- Also known as: Runaway Gin: A Tribute to Phish
- Origin: South Carolina, United States
- Genres: Rock Psychedelic rock Alternative rock Jam band
- Years active: 2014 - present
- Members: Andy Greenberg Jennifer Reiser Curtis Wingfield David "DKat" Katilius
- Past members: John "Fitz" Fitzgerald Bobby Hogg John Pope Tim Khayat Sean Bing Karl Anderson
- Website: Official website

= Runaway Gin =

American tribute band

Runaway Gin: A Tribute to Phish is a South Carolina–based tribute band dedicated to playing the music of Phish. The group's name comes from a combination of two popular Phish songs, "Runaway Jim" and "Bathtub Gin".

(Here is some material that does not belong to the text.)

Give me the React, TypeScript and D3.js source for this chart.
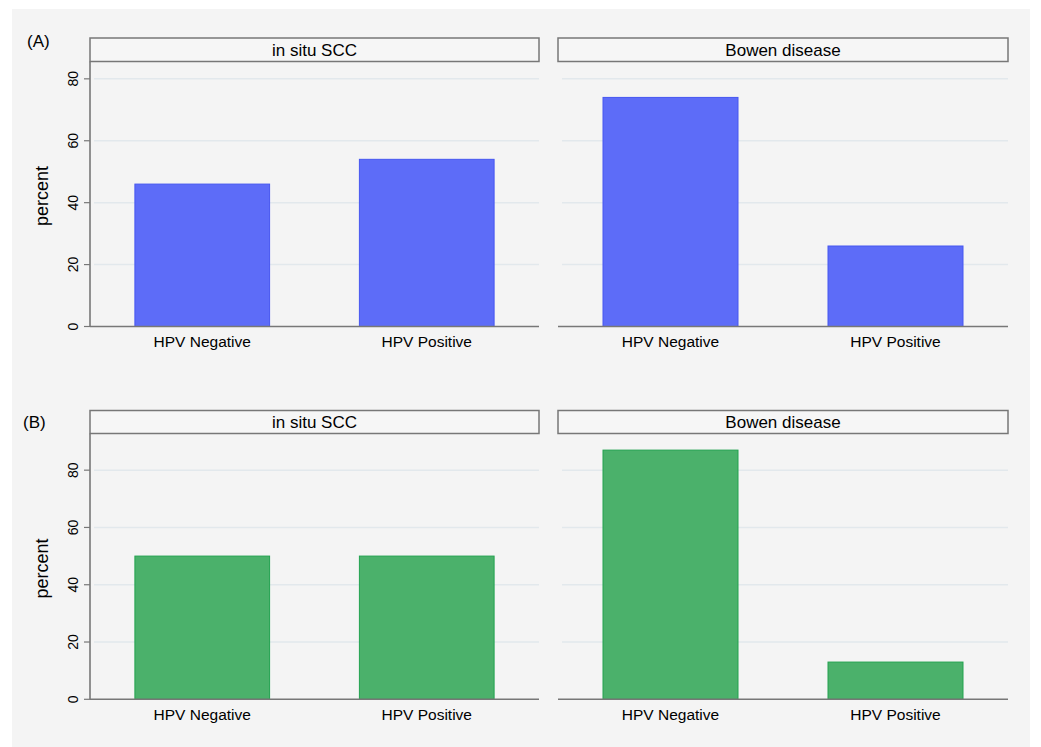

The band formed in 2014 in Charleston, South Carolina, and consisted of founding members; Andy Greenberg (guitar), John "Ftiz" Fitzgerald (keys), Bobby Hogg (bass), and John Pope (drums). After Fitzgerald passed away in 2020, the band had multiple membership changes in the following years. All living bandmates, past and present, reunited for a 10 year anniversary concert in Charleston in January of 2024.

The group's big break came on July 4, 2015, after playing to a sold-out crowd at the Hard Rock Cafe in Chicago, Illinois, following the Grateful Dead's 50th Anniversary Concert across town that same day. After that performance the band began touring nationally on an annual basis, in addition to playing at musical festivals across the country. They have performed at many iconic venues, including the NorVA, The National, Jannus Live, the Georgia Theatre, the Highline Ballroom, and the Brooklyn Bowl. In 2024, they were the closing act at the Flood City Music Festival in Johnstown, Pennsylvania.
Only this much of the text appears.